I mention these matters because there is a decidedly political core to today's programme - as there is, of course, for most parliamentary announcements. That core is somewhat burnished by the relative proximity of the next Holyrood elections.
However, the FM's focus went beyond that.
She issued declarations of intent for what might be done with powers which have yet to be devolved to Scotland - including powers which would fall to be tackled by the next parliament. For example, she signalled that she would want to begin the task of cutting Air Passenger Duty from 2018.
On welfare, she indicated that it would be her intention to assist, where possible, groups such as carers, disabled people and those seeking work. The so-called "bedroom tax" would be scrapped.
The political strategy is not difficult to discern. It is, in essence, the twin track pursued by Ms Sturgeon and her predecessor.
Chide Westminster for the paucity of their plans in transferring new powers to Scotland. But, simultaneously, offer to make the best of such powers as are devolved.
The latter element is designed to match the mood of the Scottish people. They understand and may even applaud the purpose of protest. But they also want their elected tribunes to act in their interests: to make things better even if they are prevented from attaining the best, as they see it.
So, in that sense, promises to act on future powers are at least partly designed to win support in the here and now, from voters who will go to the polls in May next year.
Equally, the strategy operated by opposition leaders is palpable. They want to constrain Ms Sturgeon to focus upon immediate challenges, deploying immediately available powers - while simultaneously supporting further devolution, inviting voters to accept it as a given.
So Ruth Davidson of the Tories challenges Ms Sturgeon to stick to the day job. Kezia Dugdale for Labour says it is a scandal that pupils from poorer backgrounds are - right now - leaving school ill-equipped with the basics. Willie Rennie of the Liberal Democrats says that ministers have neglected the impact of changes to policing.
And what about taxation? Ms Sturgeon confirmed that, as required by statute, her government would feature a Scottish rate of income tax in the Budget Bill which will set out fiscal plans for 2016/17. That bill will emerge at the end of this year or early next.
The process works like this. The Treasury withholds the equivalent of 10p of income tax in funding. It is then up to Holyrood to reinstate that sum - or to levy more, or less.
What might the Scottish Government do? That is not yet finalised.

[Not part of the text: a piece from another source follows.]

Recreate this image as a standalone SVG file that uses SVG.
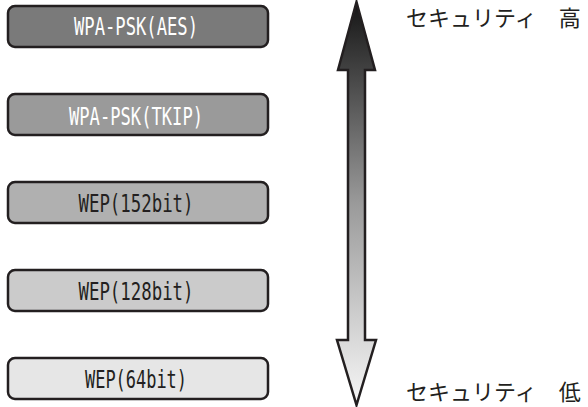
<svg xmlns="http://www.w3.org/2000/svg" width="588" height="407" viewBox="0 0 588 407">
<defs>
<linearGradient id="g" x1="0" y1="0" x2="0" y2="1">
<stop offset="0" stop-color="#151515"/>
<stop offset="0.5" stop-color="#9a9a9a"/>
<stop offset="1" stop-color="#f7f7f7"/>
</linearGradient>
<style>
.box{stroke:#231f20;stroke-width:2.5}
.t{font-family:"DejaVu Sans Mono","Liberation Mono",monospace;font-size:24px;text-anchor:middle}
.j{font-family:"Noto Sans CJK JP",sans-serif;font-size:22px;fill:#231f20}
</style>
</defs>
<g id="connectors">
<path d="M356.5,2 L375,70 L365,70 L365,340 L376,340 L356.5,405 L337,340 L348,340 L348,70 L338,70 Z" fill="url(#g)" stroke="#231f20" stroke-width="2.5" stroke-linejoin="miter"/>
</g>
<g id="n1"><rect class="box" x="8" y="6" width="260" height="41" rx="7" fill="#7a7a7a"/><text class="t" x="136" y="34.5" fill="#fff" textLength="124" lengthAdjust="spacingAndGlyphs">WPA-PSK(AES)</text></g>
<g id="n2"><rect class="box" x="8" y="94" width="260" height="41" rx="7" fill="#9a9a9a"/><text class="t" x="136" y="124.5" fill="#fff" textLength="134" lengthAdjust="spacingAndGlyphs">WPA-PSK(TKIP)</text></g>
<g id="n3"><rect class="box" x="8" y="182" width="260" height="41" rx="7" fill="#b0b0b0"/><text class="t" x="136" y="211.5" fill="#231f20" textLength="115" lengthAdjust="spacingAndGlyphs">WEP(152bit)</text></g>
<g id="n4"><rect class="box" x="8" y="270" width="260" height="41" rx="7" fill="#cbcbcb"/><text class="t" x="136" y="300" fill="#231f20" textLength="115" lengthAdjust="spacingAndGlyphs">WEP(128bit)</text></g>
<g id="n5"><rect class="box" x="8" y="358" width="260" height="41" rx="7" fill="#e6e6e6"/><text class="t" x="136" y="387.5" fill="#231f20" textLength="102" lengthAdjust="spacingAndGlyphs">WEP(64bit)</text></g>
<g id="high"><text class="j" x="406" y="26">セキュリティ　高</text></g>
<g id="low"><text class="j" x="406" y="400">セキュリティ　低</text></g>
</svg>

It depends on the sums available from the Treasury.
However, it is my reading that ministers, including the Finance Secretary John Swinney, do not approach this task with any zest for increasing income taxation. For two reasons. One, it might be thought to clash with the notable emphasis upon business growth featured in the FM's statement.
Secondly, those elections. The same John Swinney recalls promoting a Penny for Scotland increase in income tax when the Scottish Parliament was first elected. He also recalls the outcome of those elections. (Hint: Donald Dewar became First Minister.)
Fiscal framework
Now, to stress, this decision has not been taken. And there will be those within the SNP - and other parties - who will argue that Scotland should increase income tax to generate productive expenditure. They will argue that it is misreading Penny for Scotland to say it was electorally unpopular.
All I am saying is that I do not believe an increase in basic rate income tax to be the starting point for Ms Sturgeon or Mr Swinney.
There is another element here. Negotiations have been under way for some time with regard to the fiscal framework which will determine cross-border funding when new powers over taxation are transferred.
Scottish government sources suggest those talks are not going all that wonderfully - at least from a Holyrood perspective. There is talk of the Treasury "playing hardball". (It is in truth the only game the Treasury knows - although cynics might cite Risk or even, in a darker mood, Twister.)
The particular concern appears to centre upon capital spending - and depredations thereon. That is why Nicola Sturgeon told MSPs she hoped Holyrood would sign-off on additional new powers by March 2016 - but only if the deal was "fair" for Scotland.
The Treasury, of course, may have an alternative interpretation of fairness: one that takes account of the wider UK, from their perspective. This one has a way to run.